* Begin *
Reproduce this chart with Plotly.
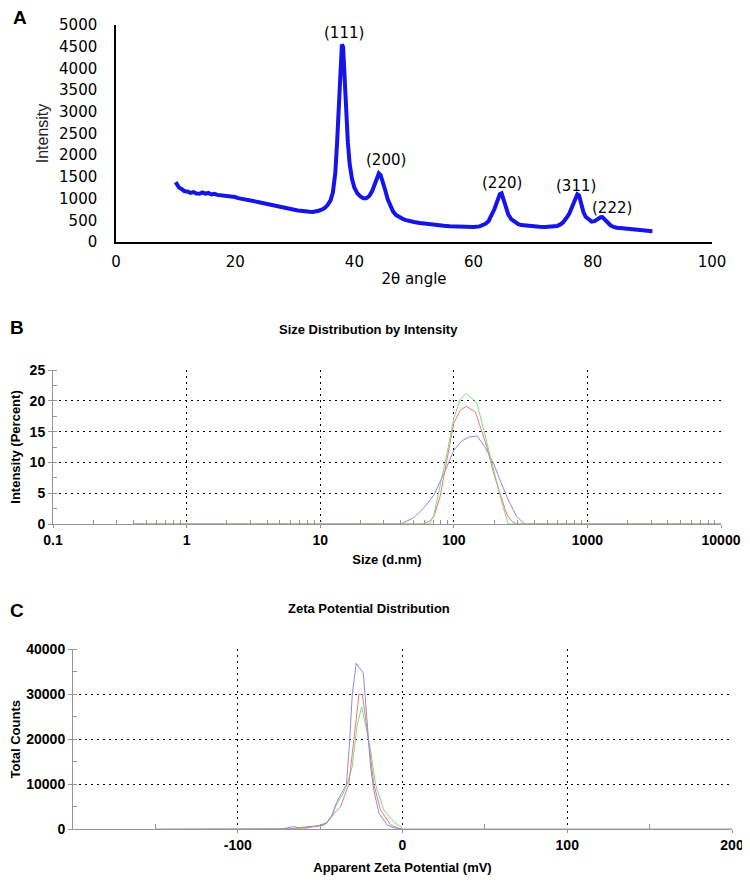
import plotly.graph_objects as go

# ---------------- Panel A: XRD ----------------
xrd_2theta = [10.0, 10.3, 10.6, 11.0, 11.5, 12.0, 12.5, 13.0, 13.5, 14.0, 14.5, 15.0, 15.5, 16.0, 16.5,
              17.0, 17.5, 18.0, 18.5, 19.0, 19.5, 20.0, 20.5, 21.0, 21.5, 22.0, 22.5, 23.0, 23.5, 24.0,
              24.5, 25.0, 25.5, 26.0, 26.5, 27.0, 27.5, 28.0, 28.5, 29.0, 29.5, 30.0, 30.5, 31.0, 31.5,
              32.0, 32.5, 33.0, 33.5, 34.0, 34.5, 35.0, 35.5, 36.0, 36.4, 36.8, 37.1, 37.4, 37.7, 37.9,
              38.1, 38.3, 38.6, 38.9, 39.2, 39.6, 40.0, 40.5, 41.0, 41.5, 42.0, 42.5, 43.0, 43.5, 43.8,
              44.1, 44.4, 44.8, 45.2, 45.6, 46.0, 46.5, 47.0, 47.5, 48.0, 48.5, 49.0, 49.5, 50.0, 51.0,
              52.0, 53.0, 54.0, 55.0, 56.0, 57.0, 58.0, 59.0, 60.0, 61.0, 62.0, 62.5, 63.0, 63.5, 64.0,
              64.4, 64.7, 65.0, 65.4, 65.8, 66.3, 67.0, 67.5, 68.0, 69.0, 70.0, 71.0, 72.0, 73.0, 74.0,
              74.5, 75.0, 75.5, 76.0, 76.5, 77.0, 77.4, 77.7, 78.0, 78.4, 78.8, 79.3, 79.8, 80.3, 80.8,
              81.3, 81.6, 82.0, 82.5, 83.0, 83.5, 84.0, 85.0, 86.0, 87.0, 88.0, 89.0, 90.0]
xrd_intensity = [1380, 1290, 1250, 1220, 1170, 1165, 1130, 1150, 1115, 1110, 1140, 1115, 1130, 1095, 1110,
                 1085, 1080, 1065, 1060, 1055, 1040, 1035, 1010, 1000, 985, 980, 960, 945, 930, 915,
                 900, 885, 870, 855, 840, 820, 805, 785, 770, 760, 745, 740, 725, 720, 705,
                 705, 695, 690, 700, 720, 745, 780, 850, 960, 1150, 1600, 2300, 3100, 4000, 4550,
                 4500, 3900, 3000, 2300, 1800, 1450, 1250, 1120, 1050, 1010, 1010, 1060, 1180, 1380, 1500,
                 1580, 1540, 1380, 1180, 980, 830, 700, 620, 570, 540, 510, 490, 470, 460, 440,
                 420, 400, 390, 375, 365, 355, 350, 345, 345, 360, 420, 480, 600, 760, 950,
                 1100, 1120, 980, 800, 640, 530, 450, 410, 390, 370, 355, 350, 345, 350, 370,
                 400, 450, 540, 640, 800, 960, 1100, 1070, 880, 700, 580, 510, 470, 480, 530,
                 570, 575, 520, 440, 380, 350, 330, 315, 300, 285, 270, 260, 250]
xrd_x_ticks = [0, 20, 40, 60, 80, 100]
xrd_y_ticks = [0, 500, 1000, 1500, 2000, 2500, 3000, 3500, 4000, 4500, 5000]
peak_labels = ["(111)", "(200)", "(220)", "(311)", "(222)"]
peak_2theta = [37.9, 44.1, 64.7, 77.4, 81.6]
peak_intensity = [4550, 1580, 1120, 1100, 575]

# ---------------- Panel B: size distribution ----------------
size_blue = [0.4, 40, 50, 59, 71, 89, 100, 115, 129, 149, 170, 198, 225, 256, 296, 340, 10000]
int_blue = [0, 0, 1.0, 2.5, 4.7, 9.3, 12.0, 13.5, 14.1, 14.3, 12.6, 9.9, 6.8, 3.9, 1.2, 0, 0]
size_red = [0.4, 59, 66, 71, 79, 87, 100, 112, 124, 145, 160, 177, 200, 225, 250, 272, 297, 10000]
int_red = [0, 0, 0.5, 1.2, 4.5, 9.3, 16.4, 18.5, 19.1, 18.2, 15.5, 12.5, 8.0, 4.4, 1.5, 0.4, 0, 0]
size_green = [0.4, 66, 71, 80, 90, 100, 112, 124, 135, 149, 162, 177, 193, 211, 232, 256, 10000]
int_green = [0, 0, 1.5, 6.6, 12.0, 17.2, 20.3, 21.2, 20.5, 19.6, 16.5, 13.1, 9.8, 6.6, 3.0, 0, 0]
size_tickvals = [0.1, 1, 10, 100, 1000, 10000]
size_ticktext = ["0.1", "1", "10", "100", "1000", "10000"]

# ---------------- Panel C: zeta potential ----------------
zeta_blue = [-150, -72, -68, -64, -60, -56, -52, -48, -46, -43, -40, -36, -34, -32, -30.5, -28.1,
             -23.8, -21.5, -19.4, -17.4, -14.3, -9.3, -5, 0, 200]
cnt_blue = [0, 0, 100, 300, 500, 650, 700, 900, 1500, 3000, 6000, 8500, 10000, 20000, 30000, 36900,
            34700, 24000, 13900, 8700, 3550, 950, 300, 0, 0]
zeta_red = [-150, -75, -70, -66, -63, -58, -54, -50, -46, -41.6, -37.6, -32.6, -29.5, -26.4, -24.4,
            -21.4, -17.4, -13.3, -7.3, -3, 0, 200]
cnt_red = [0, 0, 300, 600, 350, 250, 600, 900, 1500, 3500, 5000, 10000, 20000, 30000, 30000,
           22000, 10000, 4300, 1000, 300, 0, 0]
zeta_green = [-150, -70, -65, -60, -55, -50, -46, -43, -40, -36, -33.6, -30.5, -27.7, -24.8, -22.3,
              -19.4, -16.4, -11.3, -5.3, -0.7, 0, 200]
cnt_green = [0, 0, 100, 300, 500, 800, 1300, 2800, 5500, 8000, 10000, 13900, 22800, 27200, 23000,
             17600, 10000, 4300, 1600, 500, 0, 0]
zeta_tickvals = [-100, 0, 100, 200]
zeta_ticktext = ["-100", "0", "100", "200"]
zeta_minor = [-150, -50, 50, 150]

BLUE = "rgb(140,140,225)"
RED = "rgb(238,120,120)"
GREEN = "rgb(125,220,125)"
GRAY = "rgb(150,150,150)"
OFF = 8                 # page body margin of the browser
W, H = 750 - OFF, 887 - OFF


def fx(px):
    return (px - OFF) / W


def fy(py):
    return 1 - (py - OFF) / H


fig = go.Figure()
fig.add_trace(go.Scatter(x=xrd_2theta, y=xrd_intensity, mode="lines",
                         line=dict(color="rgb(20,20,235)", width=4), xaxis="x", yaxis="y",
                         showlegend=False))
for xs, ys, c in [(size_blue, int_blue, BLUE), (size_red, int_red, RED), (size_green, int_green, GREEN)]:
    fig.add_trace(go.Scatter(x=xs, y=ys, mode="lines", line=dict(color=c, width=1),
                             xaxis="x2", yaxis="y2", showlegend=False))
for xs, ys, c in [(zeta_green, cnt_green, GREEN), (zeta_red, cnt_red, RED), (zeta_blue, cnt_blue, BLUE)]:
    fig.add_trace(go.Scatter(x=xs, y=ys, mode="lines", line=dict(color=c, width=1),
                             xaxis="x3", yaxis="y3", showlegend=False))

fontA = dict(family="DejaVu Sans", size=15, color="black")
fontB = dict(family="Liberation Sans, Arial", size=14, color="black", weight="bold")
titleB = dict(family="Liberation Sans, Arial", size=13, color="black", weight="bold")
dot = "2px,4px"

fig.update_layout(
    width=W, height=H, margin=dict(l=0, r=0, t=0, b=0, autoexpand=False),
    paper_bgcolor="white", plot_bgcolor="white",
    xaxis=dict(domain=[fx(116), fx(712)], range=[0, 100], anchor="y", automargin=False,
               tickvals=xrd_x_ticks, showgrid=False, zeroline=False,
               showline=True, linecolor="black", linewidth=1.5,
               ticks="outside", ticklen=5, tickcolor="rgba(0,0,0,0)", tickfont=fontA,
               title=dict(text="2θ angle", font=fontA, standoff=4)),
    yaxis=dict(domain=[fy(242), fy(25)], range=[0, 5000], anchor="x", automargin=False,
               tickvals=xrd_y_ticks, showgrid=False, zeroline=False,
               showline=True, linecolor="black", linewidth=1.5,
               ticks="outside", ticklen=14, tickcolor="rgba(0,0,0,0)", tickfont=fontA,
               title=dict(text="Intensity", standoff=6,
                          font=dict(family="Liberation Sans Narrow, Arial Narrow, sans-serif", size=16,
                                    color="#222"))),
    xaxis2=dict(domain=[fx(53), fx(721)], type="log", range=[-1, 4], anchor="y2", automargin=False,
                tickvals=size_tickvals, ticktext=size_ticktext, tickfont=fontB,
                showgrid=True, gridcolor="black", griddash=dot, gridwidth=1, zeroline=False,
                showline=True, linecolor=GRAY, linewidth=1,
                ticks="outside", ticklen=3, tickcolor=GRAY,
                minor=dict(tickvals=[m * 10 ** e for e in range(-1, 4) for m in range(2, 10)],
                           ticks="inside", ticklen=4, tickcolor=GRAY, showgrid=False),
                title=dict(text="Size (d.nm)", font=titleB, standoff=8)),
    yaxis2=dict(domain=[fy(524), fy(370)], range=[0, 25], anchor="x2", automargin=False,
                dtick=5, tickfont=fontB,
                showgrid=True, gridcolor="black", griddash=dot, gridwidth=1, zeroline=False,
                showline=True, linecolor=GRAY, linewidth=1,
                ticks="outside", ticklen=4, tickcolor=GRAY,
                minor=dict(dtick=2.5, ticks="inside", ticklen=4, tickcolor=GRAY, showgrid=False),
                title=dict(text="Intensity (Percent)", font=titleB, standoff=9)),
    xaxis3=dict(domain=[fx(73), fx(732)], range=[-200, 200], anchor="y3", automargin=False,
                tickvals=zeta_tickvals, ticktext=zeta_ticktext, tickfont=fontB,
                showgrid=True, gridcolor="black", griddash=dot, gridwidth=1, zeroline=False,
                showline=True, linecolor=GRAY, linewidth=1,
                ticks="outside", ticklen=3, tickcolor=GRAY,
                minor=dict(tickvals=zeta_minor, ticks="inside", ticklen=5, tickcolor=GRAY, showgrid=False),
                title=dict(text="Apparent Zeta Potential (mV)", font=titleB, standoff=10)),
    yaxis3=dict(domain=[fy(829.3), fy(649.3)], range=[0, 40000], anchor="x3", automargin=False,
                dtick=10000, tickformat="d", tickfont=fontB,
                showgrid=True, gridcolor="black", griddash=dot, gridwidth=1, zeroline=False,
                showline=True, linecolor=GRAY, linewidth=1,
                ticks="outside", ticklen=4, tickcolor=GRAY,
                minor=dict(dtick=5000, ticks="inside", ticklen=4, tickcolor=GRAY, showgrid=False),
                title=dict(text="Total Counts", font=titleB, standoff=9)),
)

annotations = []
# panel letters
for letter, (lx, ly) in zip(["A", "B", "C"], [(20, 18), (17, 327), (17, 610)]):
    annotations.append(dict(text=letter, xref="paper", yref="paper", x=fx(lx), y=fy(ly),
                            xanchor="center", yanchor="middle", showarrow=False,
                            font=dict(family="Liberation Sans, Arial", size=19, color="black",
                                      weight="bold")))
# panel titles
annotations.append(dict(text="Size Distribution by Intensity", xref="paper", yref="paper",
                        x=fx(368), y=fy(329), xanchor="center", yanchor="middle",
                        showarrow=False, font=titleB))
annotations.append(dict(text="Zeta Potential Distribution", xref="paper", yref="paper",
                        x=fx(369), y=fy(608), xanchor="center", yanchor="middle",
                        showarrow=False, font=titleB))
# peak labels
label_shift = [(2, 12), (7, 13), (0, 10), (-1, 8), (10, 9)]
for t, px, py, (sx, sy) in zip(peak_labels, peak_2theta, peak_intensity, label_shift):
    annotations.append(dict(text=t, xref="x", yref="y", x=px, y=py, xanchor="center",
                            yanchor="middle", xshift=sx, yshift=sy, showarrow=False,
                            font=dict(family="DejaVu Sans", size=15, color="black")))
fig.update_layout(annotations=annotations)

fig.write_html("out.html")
* End *
The lines from the start of the data through the line that contains "import plotly.graph_objects as go" are to be returned exactly, please, with both ends included and every picture left out.

**RESPONSE**:
Reproduce this chart with Plotly.
import plotly.graph_objects as go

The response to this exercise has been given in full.